CAUTION: Work-in-Progress!
This DataLad extension provides facilities to register arbitrary commands for files in git-annex,
which are then executed if datalad get
is called on those files (and they are not yet present).
This extension provides a new high-level datalad command called getexec
which can be used to register commands on files.
In the following we will assume that we have the extension installed and are inside a DataLad dataset.
As a simple example, we can register a command that writes "Hello World!" into a text file called "test.txt":
datalad getexec --path test.txt -- 'bash' '-c' 'printf "Hello World!" > "$1"' 'test-cmd'
As a result of this, we now have the file "test.txt" with it's expected content. Since we told git-annex that we can recreate this file with the specified bash call, we can now safely drop the file and then automatically get it recreated:
datalad drop test.txt
datalad get test.txt
Since our registered program might depend on some other annex'ed files we can specify those dependencies as well:
datalad getexec --path depends-on-test.txt -i test.txt -- 'bash' '-c' '(cat test.txt; printf "\nMore Text.") > "$1"' 'test-cmd'
This way,
if datalad get
is called on "depends-on-test.txt" git-annex will make sure,
that "test.txt" is present before executing the registered command.
Therefore,
the following will work:
datalad drop test.txt
datalad drop depends-on-test.txt
datalad get depends-on-test.txt
There are some limitations to what commands can be registered.
First of all,
there is no shell interpretation happening;
the command is essentially passed verbatim to python's subprocess.run
.
This is why the examples above look a bit more complex with the call to bash.
In the above examples,
each quoted part after --
becomes one element in the list passed to subprocess.run
.
In practice,
it would be a good idea to externalize the command into e.g. a shell script
and have a single argument in the getexec
call.
Second,
the command is expected to always produce a single output file,
the location of which is passed as the first (and only) argument to the command.
This is the $1
in the bash calls above.
Lastly,
since the command is executed in the context of a get
,
the resulting file is always expected to remain the same.
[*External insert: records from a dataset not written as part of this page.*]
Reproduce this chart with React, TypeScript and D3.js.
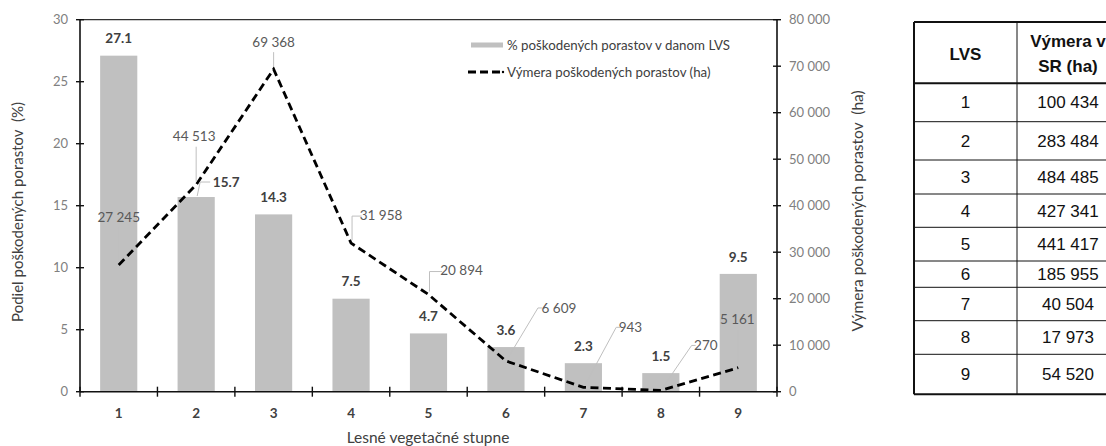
import React from 'react';
import * as d3 from 'd3';

const categories = ['1', '2', '3', '4', '5', '6', '7', '8', '9'];
const pctDamaged = [27.1, 15.7, 14.3, 7.5, 4.7, 3.6, 2.3, 1.5, 9.5];
const areaDamaged = [27245, 44513, 69368, 31958, 20894, 6609, 943, 270, 5161];
const leftTicks = [0, 5, 10, 15, 20, 25, 30];
const rightTicks = [0, 10000, 20000, 30000, 40000, 50000, 60000, 70000, 80000];
const tableLVS = ['1', '2', '3', '4', '5', '6', '7', '8', '9'];
const tableArea = [100434, 283484, 484485, 427341, 441417, 185955, 40504, 17973, 54520];

const legendBar = '% poškodených porastov v danom LVS';
const legendLine = 'Výmera poškodených porastov (ha)';
const leftTitle = 'Podiel poškodených porastov  (%)';
const rightTitle = 'Výmera poškodených porastov  (ha)';
const xTitle = 'Lesné vegetačné stupne';

// label placement (offsets from the point) – layout only
const lineLabelPos = [
  { dx: 0, dy: -48, lead: 'v' },
  { dx: -2, dy: -48, lead: 'v' },
  { dx: 0, dy: -27, lead: 'v' },
  { dx: 30, dy: -28, lead: 'b' },
  { dx: 33, dy: -24, lead: 'b' },
  { dx: 53, dy: -53, lead: 'd' },
  { dx: 47, dy: -60, lead: 'd' },
  { dx: 45, dy: -45, lead: 'd' },
  { dx: -1, dy: -48, lead: 'v' },
];

const fmt = (v: number) => d3.format(',')(v).replace(/,/g, ' ');

const W = 1106, H = 446;
const plot = { left: 80, right: 777, top: 19.7, bottom: 391.7 };
const chartFont = 'Lato, "Open Sans", sans-serif';
const tableFont = '"Liberation Sans", Arial, sans-serif';

export default function App() {
  const x = d3.scaleBand<string>().domain(categories).range([plot.left, plot.right]).paddingInner(0).paddingOuter(0);
  const yL = d3.scaleLinear().domain([0, 30]).range([plot.bottom, plot.top]);
  const yR = d3.scaleLinear().domain([0, 80000]).range([plot.bottom, plot.top]);
  const bw = x.bandwidth();
  const barW = bw * 0.48;
  const cx = (c: string) => (x(c) as number) + bw / 2;

  const line = d3.line<number>().x((_, i) => cx(categories[i])).y((v) => yR(v));

  // table geometry
  const tX0 = 914, tX1 = 1017, tX2 = 1122;
  const rowEdges = [22, 83.3, 121.7, 160, 194, 227.3, 261, 287.3, 320.7, 354.3, 394.3];

  return (
    <svg width={W} height={H} style={{ position: 'absolute', left: 0, top: 0, background: '#fff' }}>
      <rect x={0} y={0} width={W} height={H} fill="#fff" />
      {/* bars */}
      {pctDamaged.map((v, i) => (
        <rect key={'b' + i} x={cx(categories[i]) - barW / 2} y={yL(v)} width={barW} height={yL(0) - yL(v)} fill="#c0c0c0" />
      ))}
      {/* top border */}
      <line x1={plot.left} x2={plot.right} y1={plot.top} y2={plot.top} stroke="#333" strokeWidth={1.2} />
      {/* left axis */}
      <line x1={plot.left} x2={plot.left} y1={plot.top} y2={plot.bottom} stroke="#111" strokeWidth={1.6} />
      {leftTicks.map((t) => (
        <g key={'lt' + t}>
          <line x1={plot.left - 4} x2={plot.left + 4} y1={yL(t)} y2={yL(t)} stroke="#111" strokeWidth={1.4} />
          <text x={plot.left - 12} y={yL(t)} dy="0.35em" textAnchor="end" fontFamily={chartFont} fontSize={13} fill="#808080">{t}</text>
        </g>
      ))}
      {/* right axis */}
      <line x1={plot.right} x2={plot.right} y1={plot.top} y2={plot.bottom} stroke="#111" strokeWidth={1.6} />
      {rightTicks.map((t) => (
        <g key={'rt' + t}>
          <line x1={plot.right - 4} x2={plot.right + 4} y1={yR(t)} y2={yR(t)} stroke="#111" strokeWidth={1.4} />
          <text x={plot.right + 12} y={yR(t)} dy="0.35em" textAnchor="start" fontFamily={chartFont} fontSize={13} fill="#808080">{fmt(t)}</text>
        </g>
      ))}
      {/* bottom axis */}
      <line x1={plot.left} x2={plot.right} y1={plot.bottom} y2={plot.bottom} stroke="#111" strokeWidth={1.6} />
      {[...categories.map((c) => x(c) as number), plot.right].map((px, i) => (
        <line key={'bt' + i} x1={px} x2={px} y1={plot.bottom - 5} y2={plot.bottom + 5} stroke="#111" strokeWidth={1.4} />
      ))}
      {categories.map((c) => (
        <text key={'cl' + c} x={cx(c)} y={413} dy="0.35em" textAnchor="middle" fontFamily={chartFont} fontSize={13.5} fontWeight="bold" fill="#404040">{c}</text>
      ))}
      {/* axis titles */}
      <text x={428} y={438} dy="0.35em" textAnchor="middle" fontFamily={chartFont} fontSize={15.5} fill="#404040">{xTitle}</text>
      <text transform="translate(18,212) rotate(-90)" dy="0.35em" textAnchor="middle" fontFamily={chartFont} fontSize={15} fill="#404040" style={{ whiteSpace: 'pre' }}>{leftTitle}</text>
      <text transform="translate(858,211) rotate(-90)" dy="0.35em" textAnchor="middle" fontFamily={chartFont} fontSize={15.5} fill="#404040" style={{ whiteSpace: 'pre' }}>{rightTitle}</text>

      {/* dashed line */}
      <path d={line(areaDamaged) || ''} fill="none" stroke="#000" strokeWidth={2.8} strokeDasharray="8,4.5" />

      {/* bar labels */}
      {pctDamaged.map((v, i) => {
        const px = cx(categories[i]);
        const py = yL(v);
        if (i === 1) {
          return (
            <g key={'bl' + i}>
              <polyline points={`${px + 14},${py - 15} ${px + 4},${py - 15} ${px + 1},${py - 1}`} fill="none" stroke="#bfbfbf" strokeWidth={1} />
              <text x={px + 30} y={py - 15} dy="0.35em" textAnchor="middle" fontFamily={chartFont} fontSize={13.5} fontWeight="bold" fill="#404040">{v.toFixed(1)}</text>
            </g>
          );
        }
        return (
          <text key={'bl' + i} x={px} y={py - 17} dy="0.35em" textAnchor="middle" fontFamily={chartFont} fontSize={13.5} fontWeight="bold" fill="#404040">{v.toFixed(1)}</text>
        );
      })}

      {/* line labels */}
      {areaDamaged.map((v, i) => {
        const px = cx(categories[i]);
        const py = yR(v);
        const p = lineLabelPos[i];
        const lx = px + p.dx;
        const ly = py + p.dy;
        const label = fmt(v);
        let lead: string;
        if (p.lead === 'v') {
          lead = `${px},${ly + 10} ${px},${py - 3}`;
        } else if (p.lead === 'b') {
          const tx = lx - label.length * 3.4 - 4;
          lead = `${tx + 5},${ly + 1} ${px + 1},${ly + 1} ${px + 1},${py - 3}`;
        } else {
          const tx = lx - label.length * 3.4 - 4;
          lead = `${tx + 4},${ly} ${tx},${ly} ${px + 2},${py - 3}`;
        }
        return (
          <g key={'ll' + i}>
            <polyline points={lead} fill="none" stroke="#bfbfbf" strokeWidth={1} />
            <text x={lx} y={ly} dy="0.35em" textAnchor="middle" fontFamily={chartFont} fontSize={13.5} fill="#595959">{label}</text>
          </g>
        );
      })}

      {/* legend */}
      <rect x={471} y={42.5} width={32} height={5} fill="#c0c0c0" />
      <text x={507} y={45} dy="0.35em" fontFamily={chartFont} fontSize={13.3} fill="#404040">{legendBar}</text>
      <line x1={468} x2={500} y1={72} y2={72} stroke="#000" strokeWidth={2.8} strokeDasharray="8,4" />
      <circle cx={503} cy={72} r={1.2} fill="#000" />
      <text x={507} y={72} dy="0.35em" fontFamily={chartFont} fontSize={13.3} fill="#404040">{legendLine}</text>

      {/* table */}
      <g>
        {rowEdges.map((ry, i) => (
          <line key={'hr' + i} x1={tX0} x2={tX2} y1={ry} y2={ry} stroke="#111" strokeWidth={i === 0 || i === 1 || i === rowEdges.length - 1 ? 2 : 1} />
        ))}
        <line x1={tX0} x2={tX0} y1={rowEdges[0]} y2={rowEdges[rowEdges.length - 1]} stroke="#111" strokeWidth={2} />
        <line x1={tX1} x2={tX1} y1={rowEdges[0]} y2={rowEdges[rowEdges.length - 1]} stroke="#111" strokeWidth={1} />
        <text x={(tX0 + tX1) / 2} y={54} dy="0.35em" textAnchor="middle" fontFamily={tableFont} fontSize={17} fontWeight="bold" fill="#111">LVS</text>
        <text x={1068} y={41} dy="0.35em" textAnchor="middle" fontFamily={tableFont} fontSize={17} fontWeight="bold" fill="#111">Výmera v</text>
        <text x={1068} y={66} dy="0.35em" textAnchor="middle" fontFamily={tableFont} fontSize={17} fontWeight="bold" fill="#111">SR (ha)</text>
        {tableLVS.map((c, i) => {
          const cy = (rowEdges[i + 1] + rowEdges[i + 2]) / 2;
          return (
            <g key={'tr' + i}>
              <text x={(tX0 + tX1) / 2} y={cy} dy="0.35em" textAnchor="middle" fontFamily={tableFont} fontSize={17} fill="#111">{c}</text>
              <text x={1068} y={cy} dy="0.35em" textAnchor="middle" fontFamily={tableFont} fontSize={17} fill="#111">{fmt(tableArea[i])}</text>
            </g>
          );
        })}
      </g>
    </svg>
  );
}
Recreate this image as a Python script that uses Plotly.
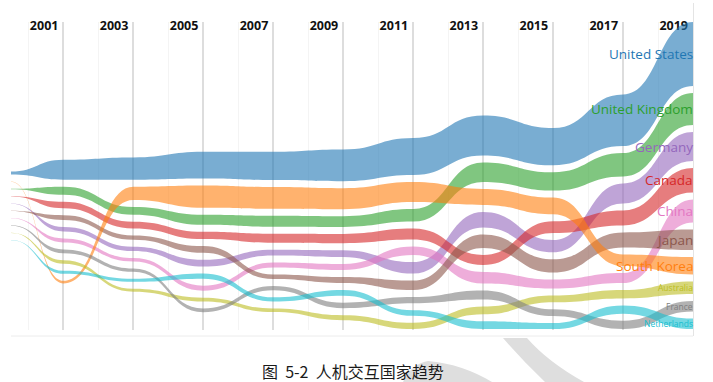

This means that two consecutive calls to the command need to produce files with identical checksums,
otherwise git-annex will complain.
Essentially,
the command is expected to behave somewhat like a pure function.
If this does not fit your use-case you are probably looking for DataLad's builtin run
and rerun
.
This extension works by implementing a new git-annex special remote which kind of abuses the URL handling of git-annex. The special remote takes responsibility of all URLs with a scheme of "getexec:"; encoded inside of these URLs then is the necessary information to re-execute the registered command. The DataLad part of the extension simply takes the user input, generates a matching URL for it and then registers the URL with git-annex.
When get
ing a file that is not currently present,
git-annex will do it's usual thing to determine from where to fetch the data.
If git-annex determines that the special remote of this extension should provide the data
then it will rerun the registered command.